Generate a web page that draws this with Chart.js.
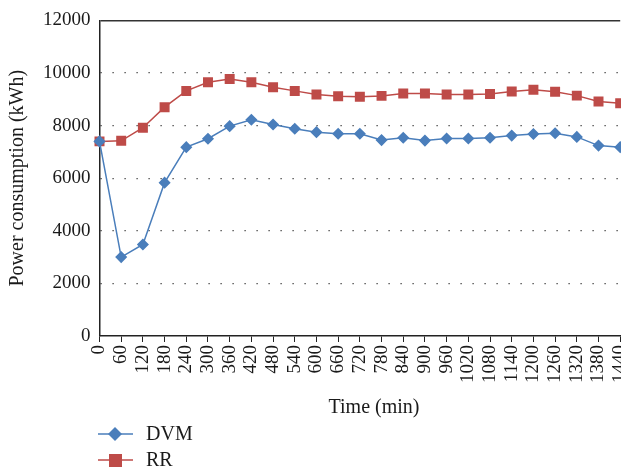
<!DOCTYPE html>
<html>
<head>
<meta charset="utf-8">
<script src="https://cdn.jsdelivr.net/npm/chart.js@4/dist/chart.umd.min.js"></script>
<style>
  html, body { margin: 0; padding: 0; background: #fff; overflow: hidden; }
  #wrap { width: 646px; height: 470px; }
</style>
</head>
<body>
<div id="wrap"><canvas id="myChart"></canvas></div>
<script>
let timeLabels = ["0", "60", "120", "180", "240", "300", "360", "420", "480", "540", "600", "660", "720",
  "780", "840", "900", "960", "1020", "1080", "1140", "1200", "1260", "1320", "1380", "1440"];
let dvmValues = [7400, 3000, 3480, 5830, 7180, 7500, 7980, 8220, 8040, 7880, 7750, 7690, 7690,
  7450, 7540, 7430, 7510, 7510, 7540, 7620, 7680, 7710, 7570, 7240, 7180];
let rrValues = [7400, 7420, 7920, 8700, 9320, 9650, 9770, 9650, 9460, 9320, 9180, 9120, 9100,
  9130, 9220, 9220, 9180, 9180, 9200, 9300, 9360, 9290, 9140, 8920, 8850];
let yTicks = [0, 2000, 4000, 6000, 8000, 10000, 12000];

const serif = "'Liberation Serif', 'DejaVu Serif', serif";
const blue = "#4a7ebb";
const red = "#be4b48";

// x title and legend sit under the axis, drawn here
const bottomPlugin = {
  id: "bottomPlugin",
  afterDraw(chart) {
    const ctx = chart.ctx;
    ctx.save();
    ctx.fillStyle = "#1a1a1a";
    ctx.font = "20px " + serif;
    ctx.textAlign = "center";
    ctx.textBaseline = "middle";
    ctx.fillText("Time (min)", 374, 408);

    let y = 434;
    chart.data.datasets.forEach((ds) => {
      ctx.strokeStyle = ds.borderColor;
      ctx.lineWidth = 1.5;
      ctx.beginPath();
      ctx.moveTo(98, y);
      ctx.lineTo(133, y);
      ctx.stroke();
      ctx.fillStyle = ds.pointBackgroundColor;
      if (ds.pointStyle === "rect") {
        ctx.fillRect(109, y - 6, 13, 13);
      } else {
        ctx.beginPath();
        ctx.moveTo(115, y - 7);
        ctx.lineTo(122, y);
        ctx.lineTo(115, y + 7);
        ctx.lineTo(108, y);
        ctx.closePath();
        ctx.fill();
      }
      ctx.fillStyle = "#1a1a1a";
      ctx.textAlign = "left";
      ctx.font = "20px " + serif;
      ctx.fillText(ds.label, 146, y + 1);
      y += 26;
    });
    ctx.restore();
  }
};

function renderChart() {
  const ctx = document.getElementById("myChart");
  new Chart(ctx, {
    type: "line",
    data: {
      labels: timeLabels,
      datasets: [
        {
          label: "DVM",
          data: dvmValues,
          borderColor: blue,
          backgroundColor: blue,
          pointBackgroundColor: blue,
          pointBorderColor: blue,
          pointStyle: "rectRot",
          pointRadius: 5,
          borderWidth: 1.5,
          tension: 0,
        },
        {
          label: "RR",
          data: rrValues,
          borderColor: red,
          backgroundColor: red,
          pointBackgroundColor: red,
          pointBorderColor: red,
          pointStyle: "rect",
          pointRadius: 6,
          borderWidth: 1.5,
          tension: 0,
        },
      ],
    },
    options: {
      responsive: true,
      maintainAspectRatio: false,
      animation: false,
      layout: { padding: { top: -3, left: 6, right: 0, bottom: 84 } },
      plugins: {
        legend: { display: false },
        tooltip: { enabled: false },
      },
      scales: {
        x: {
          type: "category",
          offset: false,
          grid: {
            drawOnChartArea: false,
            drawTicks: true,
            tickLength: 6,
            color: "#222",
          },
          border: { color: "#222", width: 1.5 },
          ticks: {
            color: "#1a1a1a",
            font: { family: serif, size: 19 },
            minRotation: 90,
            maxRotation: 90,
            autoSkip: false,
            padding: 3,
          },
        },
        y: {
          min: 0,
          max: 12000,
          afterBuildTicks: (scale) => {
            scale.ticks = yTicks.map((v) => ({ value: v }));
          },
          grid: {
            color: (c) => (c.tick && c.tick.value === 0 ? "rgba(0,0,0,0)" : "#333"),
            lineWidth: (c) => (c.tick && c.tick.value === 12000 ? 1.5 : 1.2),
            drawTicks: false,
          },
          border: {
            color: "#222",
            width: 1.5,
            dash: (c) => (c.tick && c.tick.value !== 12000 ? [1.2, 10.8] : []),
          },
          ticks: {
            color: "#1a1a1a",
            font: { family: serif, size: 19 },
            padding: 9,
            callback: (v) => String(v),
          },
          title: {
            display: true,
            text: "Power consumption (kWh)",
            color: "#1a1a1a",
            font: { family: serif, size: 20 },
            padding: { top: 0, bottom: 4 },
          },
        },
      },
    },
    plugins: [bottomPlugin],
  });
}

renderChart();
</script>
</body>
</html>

Given request: Return each line of the data, keeping its wording exact and omitting pictures.

The result:
Generate a web page that draws this with Chart.js.
<!DOCTYPE html>
<html>
<head>
<meta charset="utf-8">
<script src="https://cdn.jsdelivr.net/npm/chart.js@4/dist/chart.umd.min.js"></script>
<style>
  html, body { margin: 0; padding: 0; background: #fff; overflow: hidden; }
  #wrap { width: 646px; height: 470px; }
</style>
</head>
<body>
<div id="wrap"><canvas id="myChart"></canvas></div>
<script>
let timeLabels = ["0", "60", "120", "180", "240", "300", "360", "420", "480", "540", "600", "660", "720",
  "780", "840", "900", "960", "1020", "1080", "1140", "1200", "1260", "1320", "1380", "1440"];
let dvmValues = [7400, 3000, 3480, 5830, 7180, 7500, 7980, 8220, 8040, 7880, 7750, 7690, 7690,
  7450, 7540, 7430, 7510, 7510, 7540, 7620, 7680, 7710, 7570, 7240, 7180];
let rrValues = [7400, 7420, 7920, 8700, 9320, 9650, 9770, 9650, 9460, 9320, 9180, 9120, 9100,
  9130, 9220, 9220, 9180, 9180, 9200, 9300, 9360, 9290, 9140, 8920, 8850];
let yTicks = [0, 2000, 4000, 6000, 8000, 10000, 12000];

const serif = "'Liberation Serif', 'DejaVu Serif', serif";
const blue = "#4a7ebb";
const red = "#be4b48";

// x title and legend sit under the axis, drawn here
const bottomPlugin = {
  id: "bottomPlugin",
  afterDraw(chart) {
    const ctx = chart.ctx;
    ctx.save();
    ctx.fillStyle = "#1a1a1a";
    ctx.font = "20px " + serif;
    ctx.textAlign = "center";
    ctx.textBaseline = "middle";
    ctx.fillText("Time (min)", 374, 408);

    let y = 434;
    chart.data.datasets.forEach((ds) => {
      ctx.strokeStyle = ds.borderColor;
      ctx.lineWidth = 1.5;
      ctx.beginPath();
      ctx.moveTo(98, y);
      ctx.lineTo(133, y);
      ctx.stroke();
      ctx.fillStyle = ds.pointBackgroundColor;
      if (ds.pointStyle === "rect") {
        ctx.fillRect(109, y - 6, 13, 13);
      } else {
        ctx.beginPath();
        ctx.moveTo(115, y - 7);
        ctx.lineTo(122, y);
        ctx.lineTo(115, y + 7);
        ctx.lineTo(108, y);
        ctx.closePath();
        ctx.fill();
      }
      ctx.fillStyle = "#1a1a1a";
      ctx.textAlign = "left";
      ctx.font = "20px " + serif;
      ctx.fillText(ds.label, 146, y + 1);
      y += 26;
    });
    ctx.restore();
  }
};

function renderChart() {
  const ctx = document.getElementById("myChart");
  new Chart(ctx, {
    type: "line",
    data: {
      labels: timeLabels,
      datasets: [
        {
          label: "DVM",
          data: dvmValues,
          borderColor: blue,
          backgroundColor: blue,
          pointBackgroundColor: blue,
          pointBorderColor: blue,
          pointStyle: "rectRot",
          pointRadius: 5,
          borderWidth: 1.5,
          tension: 0,
        },
        {
          label: "RR",
          data: rrValues,
          borderColor: red,
          backgroundColor: red,
          pointBackgroundColor: red,
          pointBorderColor: red,
          pointStyle: "rect",
          pointRadius: 6,
          borderWidth: 1.5,
          tension: 0,
        },
      ],
    },
    options: {
      responsive: true,
      maintainAspectRatio: false,
      animation: false,
      layout: { padding: { top: -3, left: 6, right: 0, bottom: 84 } },
      plugins: {
        legend: { display: false },
        tooltip: { enabled: false },
      },
      scales: {
        x: {
          type: "category",
          offset: false,
          grid: {
            drawOnChartArea: false,
            drawTicks: true,
            tickLength: 6,
            color: "#222",
          },
          border: { color: "#222", width: 1.5 },
          ticks: {
            color: "#1a1a1a",
            font: { family: serif, size: 19 },
            minRotation: 90,
            maxRotation: 90,
            autoSkip: false,
            padding: 3,
          },
        },
        y: {
          min: 0,
          max: 12000,
          afterBuildTicks: (scale) => {
            scale.ticks = yTicks.map((v) => ({ value: v }));
          },
          grid: {
            color: (c) => (c.tick && c.tick.value === 0 ? "rgba(0,0,0,0)" : "#333"),
            lineWidth: (c) => (c.tick && c.tick.value === 12000 ? 1.5 : 1.2),
            drawTicks: false,
          },
          border: {
            color: "#222",
            width: 1.5,
            dash: (c) => (c.tick && c.tick.value !== 12000 ? [1.2, 10.8] : []),
          },
          ticks: {
            color: "#1a1a1a",
            font: { family: serif, size: 19 },
            padding: 9,
            callback: (v) => String(v),
          },
          title: {
            display: true,
            text: "Power consumption (kWh)",
            color: "#1a1a1a",
            font: { family: serif, size: 20 },
            padding: { top: 0, bottom: 4 },
          },
        },
      },
    },
    plugins: [bottomPlugin],
  });
}

renderChart();
</script>
</body>
</html>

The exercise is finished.